The Sudden Shift in Polling Favoring the Liberals Should Come with a High Dose of Skepticism
- Ingrid Jones
- Canada
- March 11, 2025

Image Credit, Yamu_Jay
Canadians should approach the sudden shift in media narratives surrounding Mark Carney’s Liberal leadership with a healthy dose of skepticism. The notion that the massive polling gap favoring the Conservatives has vanished overnight, simply because Carney has taken the helm, strains credibility. The same legacy media that had spent months documenting the Liberals’ declining popularity now wants the country to believe that voters have instantly forgotten the last ten years of scandal, economic strain, and policy failures.
Carney’s leadership does not represent a true break from the past but rather a continuation of it. His strongest backers include many of the very ministers responsible for the Liberal government’s current unpopularity. His top advisor, David Lametti, was ousted from cabinet, and his chief of staff, Marco Mendicino, carries baggage of his own. Mendicino’s past rhetoric, particularly on Gaza, has alienated many South Asian and Muslim Canadians—communities Carney actively courted in his leadership bid. The fact that he selected someone who has deeply offended these groups suggests that the outreach was little more than political optics rather than a commitment to representation.

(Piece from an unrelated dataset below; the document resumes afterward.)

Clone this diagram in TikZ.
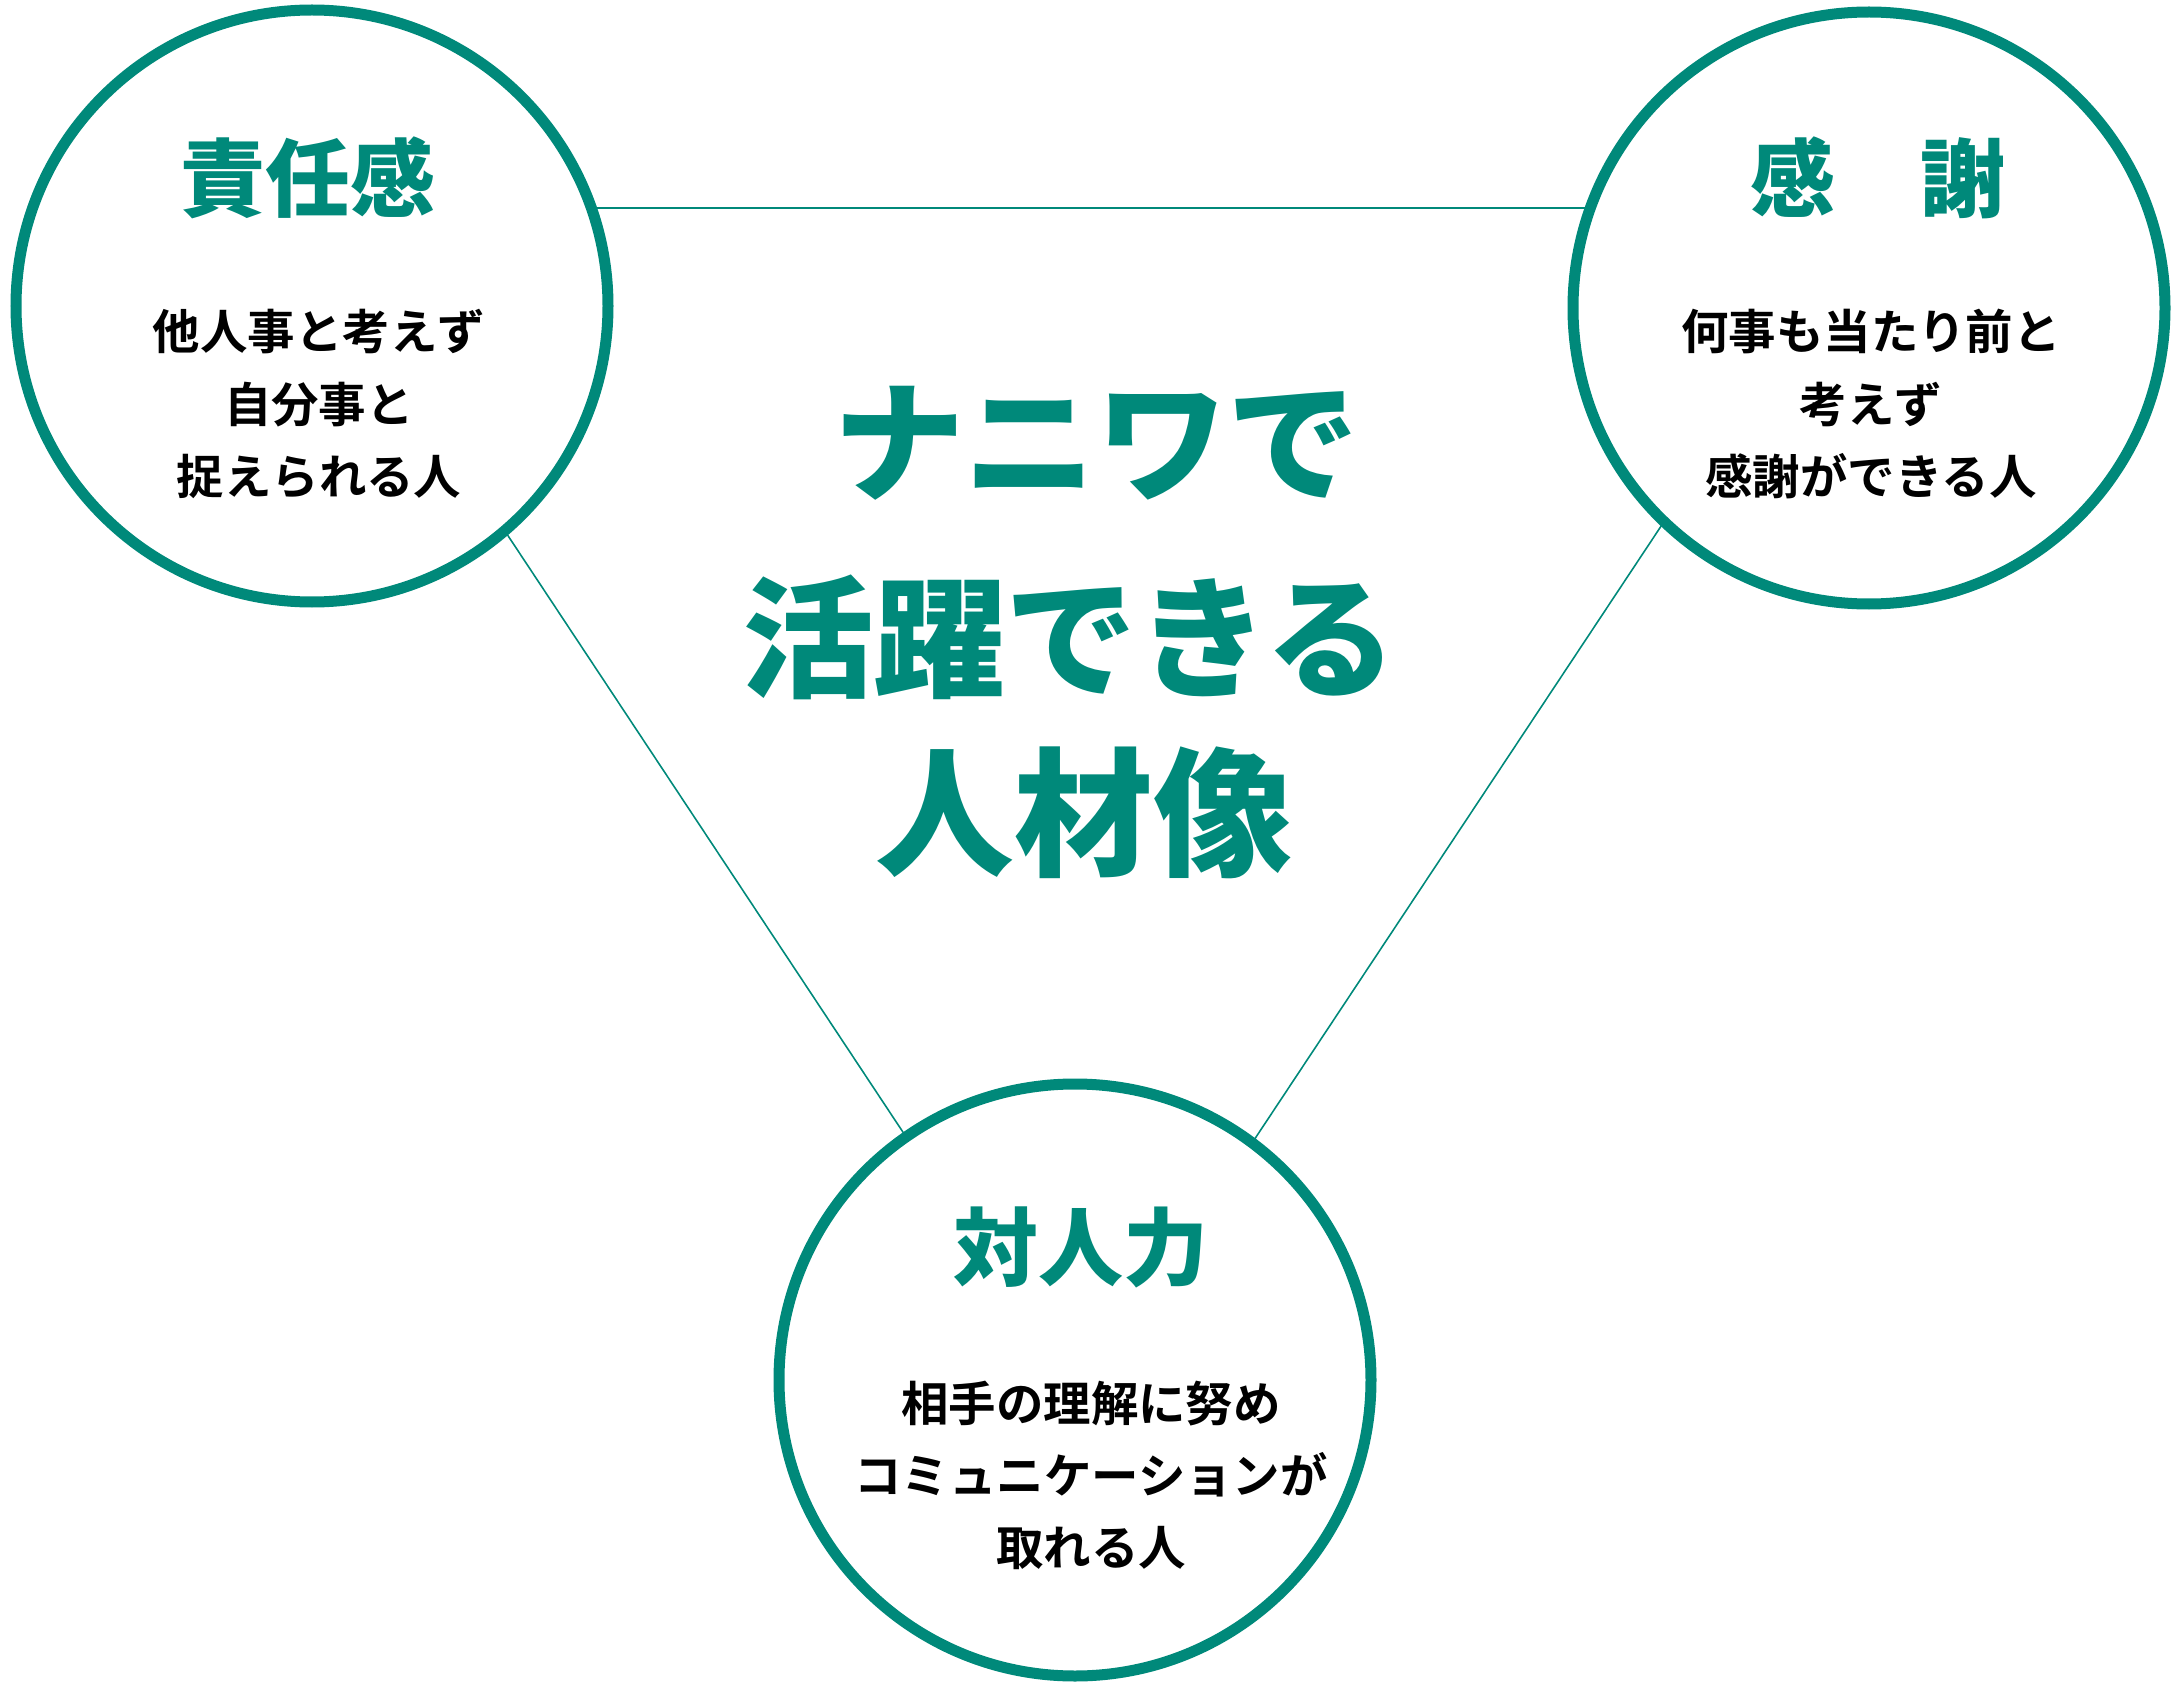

Then there’s the carbon tax issue. Carney claims he will “adjust” it, but provides no specifics. No timeline. No concrete policy. Just vague language designed to placate Canadians without committing to any real action. This pattern—saying just enough to maintain appearances without following through—has become a hallmark of Liberal governance.
As for polling, the sudden narrative shift raises serious questions. What is the sample size? How were these surveys conducted? How many Liberal supporters were included? Polls can be manipulated by framing and methodology, and Canadians should be wary of convenient results that serve a political purpose. The idea that Carney is the great savior of the Liberal Party is a manufactured storyline meant to reset the political conversation, not a reflection of voter sentiment.
After a decade of Liberal rule, Canadians are not naïve. The electorate should scrutinize media narratives, question polling data, and demand more than vague promises from a government that has spent years overpromising and underdelivering.